_Excerpted records_:

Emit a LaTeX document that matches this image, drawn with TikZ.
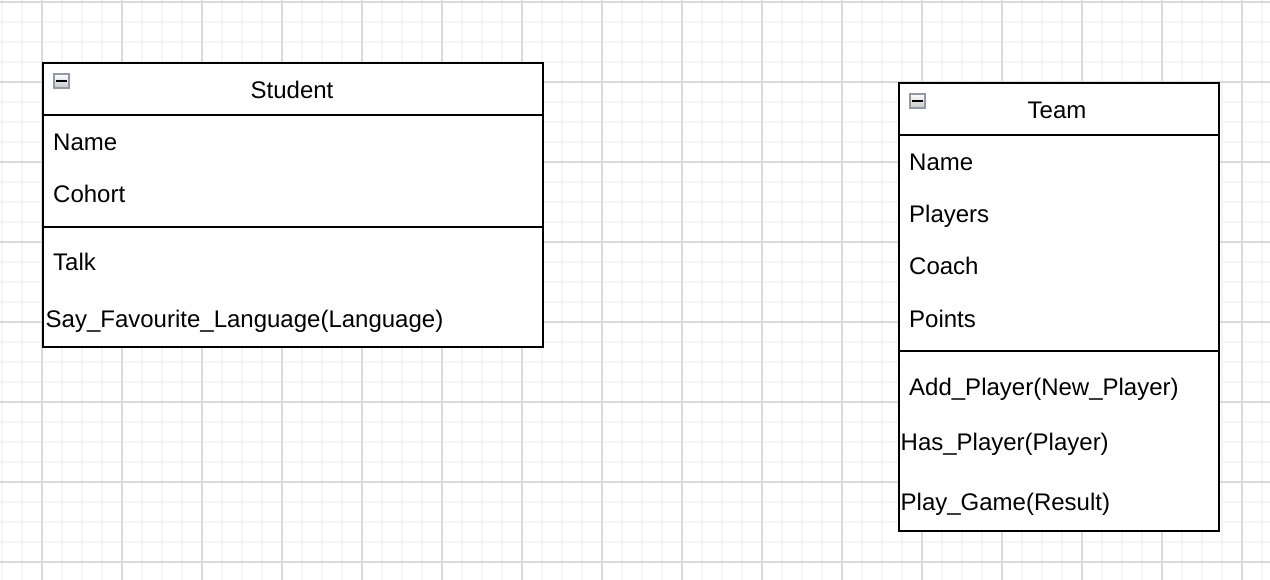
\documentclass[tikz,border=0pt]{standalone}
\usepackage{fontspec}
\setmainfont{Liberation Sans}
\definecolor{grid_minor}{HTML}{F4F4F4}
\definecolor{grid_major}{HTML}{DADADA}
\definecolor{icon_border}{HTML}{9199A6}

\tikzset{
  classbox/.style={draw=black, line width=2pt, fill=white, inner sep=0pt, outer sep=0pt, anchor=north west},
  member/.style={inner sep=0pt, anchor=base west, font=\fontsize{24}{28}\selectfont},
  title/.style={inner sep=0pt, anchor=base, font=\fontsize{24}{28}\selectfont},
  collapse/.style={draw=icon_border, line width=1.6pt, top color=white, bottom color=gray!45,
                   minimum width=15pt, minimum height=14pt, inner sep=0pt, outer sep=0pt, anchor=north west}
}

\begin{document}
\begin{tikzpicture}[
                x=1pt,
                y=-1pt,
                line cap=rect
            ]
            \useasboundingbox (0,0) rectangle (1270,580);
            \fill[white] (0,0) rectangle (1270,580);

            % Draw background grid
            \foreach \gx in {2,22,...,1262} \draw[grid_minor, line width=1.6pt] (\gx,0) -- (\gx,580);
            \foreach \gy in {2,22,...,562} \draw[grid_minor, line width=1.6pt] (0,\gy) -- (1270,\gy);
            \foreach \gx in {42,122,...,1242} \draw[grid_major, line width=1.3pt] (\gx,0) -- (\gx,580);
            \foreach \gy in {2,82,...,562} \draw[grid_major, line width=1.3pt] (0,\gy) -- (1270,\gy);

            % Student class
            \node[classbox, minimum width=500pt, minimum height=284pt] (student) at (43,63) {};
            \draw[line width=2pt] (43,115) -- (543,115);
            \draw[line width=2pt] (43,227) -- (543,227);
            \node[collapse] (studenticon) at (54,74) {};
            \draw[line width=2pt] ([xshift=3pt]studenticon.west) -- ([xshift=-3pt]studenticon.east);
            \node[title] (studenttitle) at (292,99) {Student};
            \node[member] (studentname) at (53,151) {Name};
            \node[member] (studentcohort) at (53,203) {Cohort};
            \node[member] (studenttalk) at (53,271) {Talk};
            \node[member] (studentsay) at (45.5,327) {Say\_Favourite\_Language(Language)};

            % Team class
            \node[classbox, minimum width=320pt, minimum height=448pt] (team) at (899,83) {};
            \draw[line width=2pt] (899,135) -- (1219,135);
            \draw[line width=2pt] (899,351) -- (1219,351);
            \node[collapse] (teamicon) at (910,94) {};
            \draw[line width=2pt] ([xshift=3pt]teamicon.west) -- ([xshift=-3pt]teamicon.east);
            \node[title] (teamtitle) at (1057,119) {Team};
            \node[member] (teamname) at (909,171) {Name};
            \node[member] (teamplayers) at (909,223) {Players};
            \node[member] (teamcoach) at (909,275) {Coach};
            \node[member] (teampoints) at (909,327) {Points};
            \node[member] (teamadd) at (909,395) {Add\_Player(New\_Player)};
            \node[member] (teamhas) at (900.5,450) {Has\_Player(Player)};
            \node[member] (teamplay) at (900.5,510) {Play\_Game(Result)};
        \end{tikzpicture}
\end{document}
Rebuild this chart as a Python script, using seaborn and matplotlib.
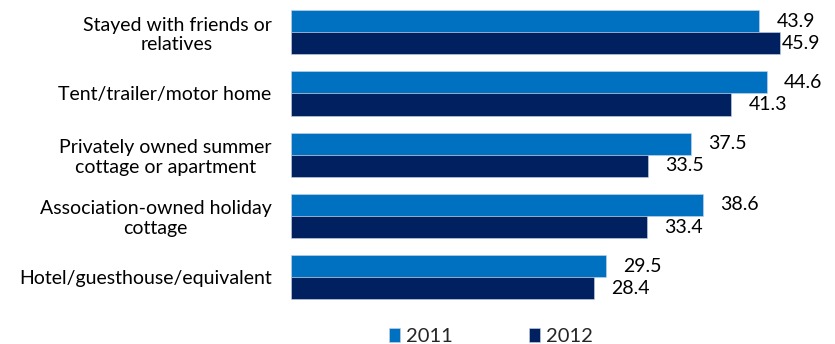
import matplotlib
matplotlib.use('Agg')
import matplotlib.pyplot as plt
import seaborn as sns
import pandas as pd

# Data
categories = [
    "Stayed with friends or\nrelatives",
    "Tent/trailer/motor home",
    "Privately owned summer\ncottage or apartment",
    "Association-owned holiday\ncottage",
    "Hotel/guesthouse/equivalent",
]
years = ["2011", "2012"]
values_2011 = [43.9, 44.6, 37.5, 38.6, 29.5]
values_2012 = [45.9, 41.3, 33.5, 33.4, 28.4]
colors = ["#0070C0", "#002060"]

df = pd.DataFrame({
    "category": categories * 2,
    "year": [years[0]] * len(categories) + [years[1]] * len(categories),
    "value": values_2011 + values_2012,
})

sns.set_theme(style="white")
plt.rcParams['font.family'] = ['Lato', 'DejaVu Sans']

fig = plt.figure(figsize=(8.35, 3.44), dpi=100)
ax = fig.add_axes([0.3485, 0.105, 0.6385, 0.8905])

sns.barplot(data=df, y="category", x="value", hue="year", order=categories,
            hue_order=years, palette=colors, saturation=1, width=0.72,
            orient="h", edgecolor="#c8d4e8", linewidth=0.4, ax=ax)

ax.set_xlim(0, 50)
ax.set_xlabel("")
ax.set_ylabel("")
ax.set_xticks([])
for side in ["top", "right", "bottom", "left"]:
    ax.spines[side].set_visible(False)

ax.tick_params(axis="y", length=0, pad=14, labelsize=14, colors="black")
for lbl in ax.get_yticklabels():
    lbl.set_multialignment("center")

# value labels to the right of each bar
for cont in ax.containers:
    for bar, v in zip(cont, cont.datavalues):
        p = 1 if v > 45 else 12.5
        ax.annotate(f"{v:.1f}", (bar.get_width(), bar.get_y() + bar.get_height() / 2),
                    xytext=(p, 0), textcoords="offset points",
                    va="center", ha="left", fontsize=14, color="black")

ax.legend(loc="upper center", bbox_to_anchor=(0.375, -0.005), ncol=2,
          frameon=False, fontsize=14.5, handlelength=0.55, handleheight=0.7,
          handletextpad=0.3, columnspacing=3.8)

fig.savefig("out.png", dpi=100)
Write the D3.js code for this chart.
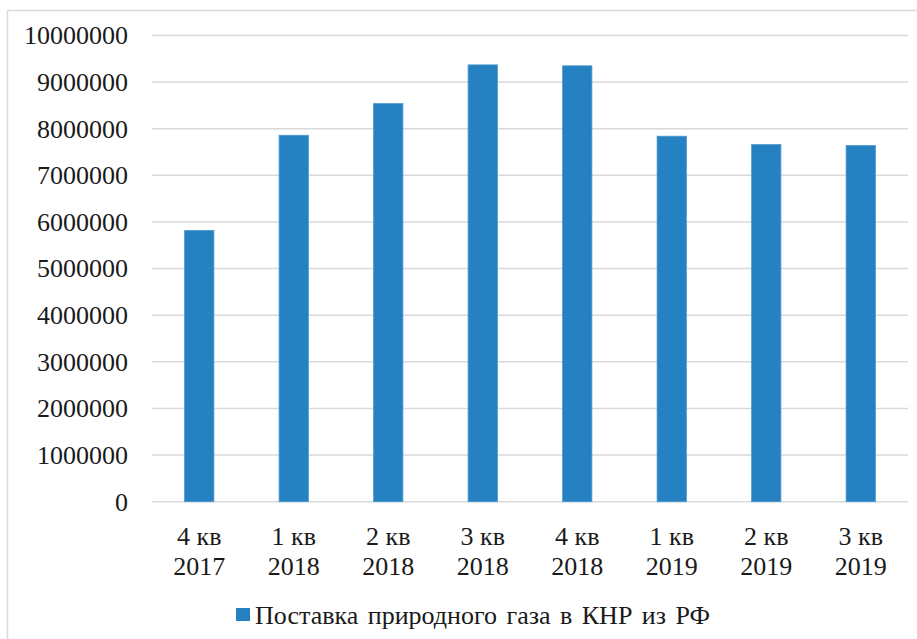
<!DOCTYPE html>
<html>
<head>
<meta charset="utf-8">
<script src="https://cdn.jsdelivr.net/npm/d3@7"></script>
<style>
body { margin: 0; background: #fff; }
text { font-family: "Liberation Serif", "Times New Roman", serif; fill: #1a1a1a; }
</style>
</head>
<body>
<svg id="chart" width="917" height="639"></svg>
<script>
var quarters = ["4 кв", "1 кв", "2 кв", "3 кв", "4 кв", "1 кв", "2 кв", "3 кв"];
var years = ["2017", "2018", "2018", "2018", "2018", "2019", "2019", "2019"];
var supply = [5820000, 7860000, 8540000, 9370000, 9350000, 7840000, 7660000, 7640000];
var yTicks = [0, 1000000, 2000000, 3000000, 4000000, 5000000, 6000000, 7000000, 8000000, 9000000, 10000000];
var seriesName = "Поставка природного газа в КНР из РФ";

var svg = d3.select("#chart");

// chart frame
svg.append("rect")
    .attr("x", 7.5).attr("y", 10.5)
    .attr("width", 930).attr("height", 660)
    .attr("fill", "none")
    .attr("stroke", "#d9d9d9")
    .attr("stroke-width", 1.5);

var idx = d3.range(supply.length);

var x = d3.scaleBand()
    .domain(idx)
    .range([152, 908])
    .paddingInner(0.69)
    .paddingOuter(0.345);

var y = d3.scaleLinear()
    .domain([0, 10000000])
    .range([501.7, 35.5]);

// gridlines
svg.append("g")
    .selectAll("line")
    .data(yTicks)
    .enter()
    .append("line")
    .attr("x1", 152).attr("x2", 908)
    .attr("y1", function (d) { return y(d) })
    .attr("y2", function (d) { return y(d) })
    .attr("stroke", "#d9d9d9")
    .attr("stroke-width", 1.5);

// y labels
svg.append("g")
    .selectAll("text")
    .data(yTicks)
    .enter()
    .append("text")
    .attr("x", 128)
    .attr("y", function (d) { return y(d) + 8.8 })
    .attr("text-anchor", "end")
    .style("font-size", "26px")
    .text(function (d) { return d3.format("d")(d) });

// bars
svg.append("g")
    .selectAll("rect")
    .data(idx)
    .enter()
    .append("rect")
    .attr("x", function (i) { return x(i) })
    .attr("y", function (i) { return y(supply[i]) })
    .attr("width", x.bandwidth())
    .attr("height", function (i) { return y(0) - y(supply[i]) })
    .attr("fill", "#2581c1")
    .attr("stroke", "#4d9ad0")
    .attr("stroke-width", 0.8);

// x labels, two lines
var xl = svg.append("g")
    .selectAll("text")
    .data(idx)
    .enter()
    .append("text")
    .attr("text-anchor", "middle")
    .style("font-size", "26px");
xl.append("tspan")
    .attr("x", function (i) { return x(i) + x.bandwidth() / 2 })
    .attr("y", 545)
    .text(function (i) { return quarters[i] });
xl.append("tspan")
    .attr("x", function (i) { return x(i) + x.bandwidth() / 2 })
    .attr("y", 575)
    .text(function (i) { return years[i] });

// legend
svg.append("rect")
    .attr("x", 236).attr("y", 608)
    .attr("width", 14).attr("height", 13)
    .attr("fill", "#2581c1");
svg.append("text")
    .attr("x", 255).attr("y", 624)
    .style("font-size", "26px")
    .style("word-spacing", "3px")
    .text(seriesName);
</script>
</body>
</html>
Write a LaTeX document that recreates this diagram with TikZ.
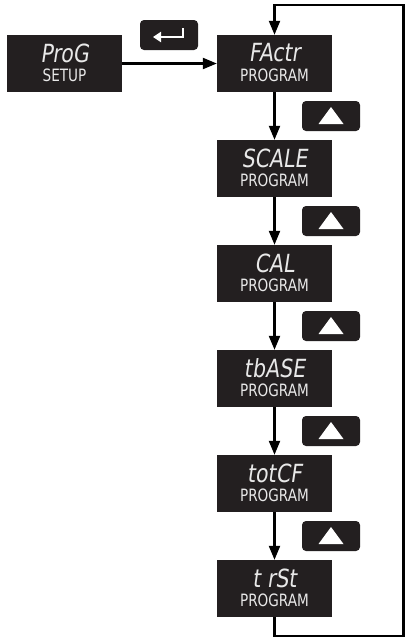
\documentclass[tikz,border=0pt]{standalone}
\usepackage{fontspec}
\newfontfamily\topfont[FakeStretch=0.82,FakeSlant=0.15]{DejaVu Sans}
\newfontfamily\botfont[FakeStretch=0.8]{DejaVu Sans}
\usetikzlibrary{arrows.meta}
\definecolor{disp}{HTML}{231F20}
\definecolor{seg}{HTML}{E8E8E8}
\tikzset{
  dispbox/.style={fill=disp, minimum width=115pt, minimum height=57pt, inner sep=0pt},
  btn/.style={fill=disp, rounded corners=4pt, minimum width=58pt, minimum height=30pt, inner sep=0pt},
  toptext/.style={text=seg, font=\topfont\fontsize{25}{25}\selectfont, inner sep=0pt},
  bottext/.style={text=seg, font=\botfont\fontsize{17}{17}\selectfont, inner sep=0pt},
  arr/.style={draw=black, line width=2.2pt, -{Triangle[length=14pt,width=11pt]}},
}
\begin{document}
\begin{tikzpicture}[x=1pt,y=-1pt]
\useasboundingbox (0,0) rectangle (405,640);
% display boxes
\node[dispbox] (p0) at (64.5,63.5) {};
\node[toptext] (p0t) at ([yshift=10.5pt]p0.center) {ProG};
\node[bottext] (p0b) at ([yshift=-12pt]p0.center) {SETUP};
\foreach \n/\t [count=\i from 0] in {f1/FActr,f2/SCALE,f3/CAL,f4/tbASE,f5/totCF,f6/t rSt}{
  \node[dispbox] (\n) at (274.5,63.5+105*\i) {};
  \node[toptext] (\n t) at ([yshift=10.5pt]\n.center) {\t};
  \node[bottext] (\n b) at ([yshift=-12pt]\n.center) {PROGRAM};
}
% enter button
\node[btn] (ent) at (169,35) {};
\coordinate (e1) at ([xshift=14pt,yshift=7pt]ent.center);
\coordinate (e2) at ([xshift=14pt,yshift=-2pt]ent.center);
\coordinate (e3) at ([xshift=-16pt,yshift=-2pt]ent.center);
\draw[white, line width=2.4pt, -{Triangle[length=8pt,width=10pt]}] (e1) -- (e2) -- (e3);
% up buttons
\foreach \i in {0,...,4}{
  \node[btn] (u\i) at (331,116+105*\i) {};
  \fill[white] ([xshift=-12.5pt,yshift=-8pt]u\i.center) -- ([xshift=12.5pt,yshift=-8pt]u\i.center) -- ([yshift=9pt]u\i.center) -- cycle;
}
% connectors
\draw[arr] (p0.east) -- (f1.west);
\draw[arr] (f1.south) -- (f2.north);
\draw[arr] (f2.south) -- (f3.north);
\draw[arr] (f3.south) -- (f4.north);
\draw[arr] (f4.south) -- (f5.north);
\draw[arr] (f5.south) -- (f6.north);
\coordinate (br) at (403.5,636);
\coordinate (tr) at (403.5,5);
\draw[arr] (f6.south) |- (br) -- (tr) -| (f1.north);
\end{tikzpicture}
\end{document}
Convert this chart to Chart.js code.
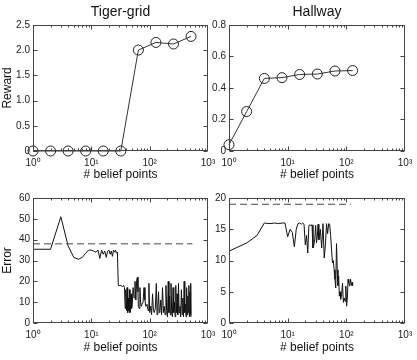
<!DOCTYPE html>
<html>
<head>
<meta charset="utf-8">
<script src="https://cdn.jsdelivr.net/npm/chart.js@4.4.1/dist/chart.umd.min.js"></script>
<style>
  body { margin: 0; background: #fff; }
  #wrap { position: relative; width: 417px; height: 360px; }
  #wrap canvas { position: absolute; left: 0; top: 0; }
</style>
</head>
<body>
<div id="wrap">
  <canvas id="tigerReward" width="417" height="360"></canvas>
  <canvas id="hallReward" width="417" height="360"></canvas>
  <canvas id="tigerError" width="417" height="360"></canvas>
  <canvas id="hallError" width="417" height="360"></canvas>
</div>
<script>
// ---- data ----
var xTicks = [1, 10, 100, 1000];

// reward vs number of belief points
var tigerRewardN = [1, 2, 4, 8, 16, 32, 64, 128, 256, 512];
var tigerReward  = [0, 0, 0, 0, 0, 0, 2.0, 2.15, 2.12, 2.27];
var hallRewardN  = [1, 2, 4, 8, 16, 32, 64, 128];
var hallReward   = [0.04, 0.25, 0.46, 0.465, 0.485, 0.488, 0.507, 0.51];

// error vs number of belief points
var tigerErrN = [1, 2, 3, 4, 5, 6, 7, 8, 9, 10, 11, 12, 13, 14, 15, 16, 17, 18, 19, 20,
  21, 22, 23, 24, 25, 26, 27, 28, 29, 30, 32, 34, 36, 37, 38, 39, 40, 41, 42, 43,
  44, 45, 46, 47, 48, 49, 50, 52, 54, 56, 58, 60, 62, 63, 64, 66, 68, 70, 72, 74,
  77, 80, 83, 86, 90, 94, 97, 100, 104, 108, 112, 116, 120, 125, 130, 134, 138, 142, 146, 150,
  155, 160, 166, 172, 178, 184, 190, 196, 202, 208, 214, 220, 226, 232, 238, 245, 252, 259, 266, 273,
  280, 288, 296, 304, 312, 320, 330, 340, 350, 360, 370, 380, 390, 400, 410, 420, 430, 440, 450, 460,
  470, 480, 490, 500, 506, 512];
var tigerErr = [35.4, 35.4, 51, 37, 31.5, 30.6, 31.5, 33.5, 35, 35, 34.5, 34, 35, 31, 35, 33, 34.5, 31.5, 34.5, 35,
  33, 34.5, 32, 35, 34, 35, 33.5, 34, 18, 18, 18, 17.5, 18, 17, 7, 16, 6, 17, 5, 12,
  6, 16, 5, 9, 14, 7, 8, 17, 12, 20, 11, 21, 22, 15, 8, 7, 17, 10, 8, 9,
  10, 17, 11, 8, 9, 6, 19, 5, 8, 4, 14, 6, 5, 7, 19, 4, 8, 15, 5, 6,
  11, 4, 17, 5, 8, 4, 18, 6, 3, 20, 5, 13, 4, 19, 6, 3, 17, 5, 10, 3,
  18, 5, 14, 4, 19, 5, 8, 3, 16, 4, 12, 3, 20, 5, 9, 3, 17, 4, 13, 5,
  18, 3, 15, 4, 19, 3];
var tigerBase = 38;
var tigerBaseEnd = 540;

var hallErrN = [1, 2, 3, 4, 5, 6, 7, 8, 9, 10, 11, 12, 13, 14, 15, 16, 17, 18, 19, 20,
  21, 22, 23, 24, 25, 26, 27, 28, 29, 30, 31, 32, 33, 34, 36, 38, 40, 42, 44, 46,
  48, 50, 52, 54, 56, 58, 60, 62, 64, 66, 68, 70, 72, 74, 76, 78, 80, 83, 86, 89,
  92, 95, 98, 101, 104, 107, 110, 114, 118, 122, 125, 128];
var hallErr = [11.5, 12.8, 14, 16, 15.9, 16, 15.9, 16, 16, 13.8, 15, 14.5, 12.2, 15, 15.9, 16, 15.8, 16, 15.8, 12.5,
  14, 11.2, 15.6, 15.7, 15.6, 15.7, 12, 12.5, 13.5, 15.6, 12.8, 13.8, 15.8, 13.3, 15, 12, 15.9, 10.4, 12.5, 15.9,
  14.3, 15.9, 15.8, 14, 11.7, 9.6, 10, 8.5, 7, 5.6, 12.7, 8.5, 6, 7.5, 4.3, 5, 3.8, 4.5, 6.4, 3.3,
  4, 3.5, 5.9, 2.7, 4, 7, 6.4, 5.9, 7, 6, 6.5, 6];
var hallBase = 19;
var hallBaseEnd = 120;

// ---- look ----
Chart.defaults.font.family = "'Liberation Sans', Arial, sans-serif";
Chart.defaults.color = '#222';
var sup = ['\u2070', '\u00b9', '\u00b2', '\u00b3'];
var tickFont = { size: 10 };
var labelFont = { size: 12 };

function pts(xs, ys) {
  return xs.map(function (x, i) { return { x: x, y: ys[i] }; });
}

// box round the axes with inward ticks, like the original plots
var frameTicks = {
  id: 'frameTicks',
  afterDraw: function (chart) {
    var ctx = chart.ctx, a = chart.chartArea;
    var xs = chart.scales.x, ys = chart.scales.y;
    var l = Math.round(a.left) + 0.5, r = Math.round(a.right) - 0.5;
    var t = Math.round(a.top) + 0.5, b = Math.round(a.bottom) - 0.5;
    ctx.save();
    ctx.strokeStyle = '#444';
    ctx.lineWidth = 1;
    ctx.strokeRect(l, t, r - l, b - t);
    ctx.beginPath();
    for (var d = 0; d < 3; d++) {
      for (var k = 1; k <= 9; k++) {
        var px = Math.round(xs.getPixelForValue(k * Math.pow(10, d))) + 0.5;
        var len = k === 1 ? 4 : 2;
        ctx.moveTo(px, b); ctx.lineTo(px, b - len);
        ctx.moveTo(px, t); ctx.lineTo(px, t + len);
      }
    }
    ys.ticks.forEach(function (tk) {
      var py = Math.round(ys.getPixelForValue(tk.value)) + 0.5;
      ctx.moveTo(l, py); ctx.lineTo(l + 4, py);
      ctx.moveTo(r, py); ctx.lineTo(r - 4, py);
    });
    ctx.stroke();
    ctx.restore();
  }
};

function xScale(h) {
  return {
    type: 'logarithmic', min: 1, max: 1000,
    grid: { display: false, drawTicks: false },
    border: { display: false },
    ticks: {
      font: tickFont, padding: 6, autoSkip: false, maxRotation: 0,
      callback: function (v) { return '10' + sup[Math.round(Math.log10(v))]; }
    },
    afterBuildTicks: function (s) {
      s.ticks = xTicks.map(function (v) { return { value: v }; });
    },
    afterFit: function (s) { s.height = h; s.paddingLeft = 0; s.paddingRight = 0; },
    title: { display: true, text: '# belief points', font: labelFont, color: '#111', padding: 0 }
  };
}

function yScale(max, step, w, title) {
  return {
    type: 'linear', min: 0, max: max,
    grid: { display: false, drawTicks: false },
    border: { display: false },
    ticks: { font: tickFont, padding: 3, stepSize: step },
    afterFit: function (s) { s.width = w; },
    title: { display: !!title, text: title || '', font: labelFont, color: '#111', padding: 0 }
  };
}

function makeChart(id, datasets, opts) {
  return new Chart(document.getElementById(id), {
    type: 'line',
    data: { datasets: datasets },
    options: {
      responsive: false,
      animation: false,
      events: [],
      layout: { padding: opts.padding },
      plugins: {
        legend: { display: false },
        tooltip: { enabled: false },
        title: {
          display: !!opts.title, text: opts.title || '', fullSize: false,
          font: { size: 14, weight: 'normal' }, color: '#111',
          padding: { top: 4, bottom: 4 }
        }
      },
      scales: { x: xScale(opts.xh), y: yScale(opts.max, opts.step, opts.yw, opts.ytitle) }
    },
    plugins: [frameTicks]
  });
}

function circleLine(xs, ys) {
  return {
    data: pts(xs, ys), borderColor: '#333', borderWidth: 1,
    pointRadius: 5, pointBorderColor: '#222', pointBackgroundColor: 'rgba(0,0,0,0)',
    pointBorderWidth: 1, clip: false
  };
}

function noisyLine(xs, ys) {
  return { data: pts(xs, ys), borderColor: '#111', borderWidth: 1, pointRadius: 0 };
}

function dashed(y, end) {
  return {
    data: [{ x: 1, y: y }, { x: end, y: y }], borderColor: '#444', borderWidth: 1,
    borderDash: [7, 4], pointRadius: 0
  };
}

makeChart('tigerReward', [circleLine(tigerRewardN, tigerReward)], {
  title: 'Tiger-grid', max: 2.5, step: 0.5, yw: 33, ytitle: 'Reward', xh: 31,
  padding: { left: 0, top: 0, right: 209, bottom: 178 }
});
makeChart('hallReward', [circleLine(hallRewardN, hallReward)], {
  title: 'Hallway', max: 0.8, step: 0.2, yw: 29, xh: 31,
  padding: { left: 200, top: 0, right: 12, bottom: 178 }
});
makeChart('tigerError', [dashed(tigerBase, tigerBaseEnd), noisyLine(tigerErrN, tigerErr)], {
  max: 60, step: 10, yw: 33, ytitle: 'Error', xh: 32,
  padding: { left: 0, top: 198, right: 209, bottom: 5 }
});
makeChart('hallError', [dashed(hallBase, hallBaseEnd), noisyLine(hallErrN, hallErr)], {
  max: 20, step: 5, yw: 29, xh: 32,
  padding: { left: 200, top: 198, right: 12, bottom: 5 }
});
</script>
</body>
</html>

_Objective_: Find the word "script" in the data and copy out each line where it turns up.

_Solved problem_:
Rebuild this chart as a Python script, using seaborn and matplotlib.
<script src="https://cdn.jsdelivr.net/npm/d3@7"></script>
<script>
</script>
<script src="https://cdn.jsdelivr.net/npm/chart.js@4.4.1/dist/chart.umd.min.js"></script>
<script>
</script>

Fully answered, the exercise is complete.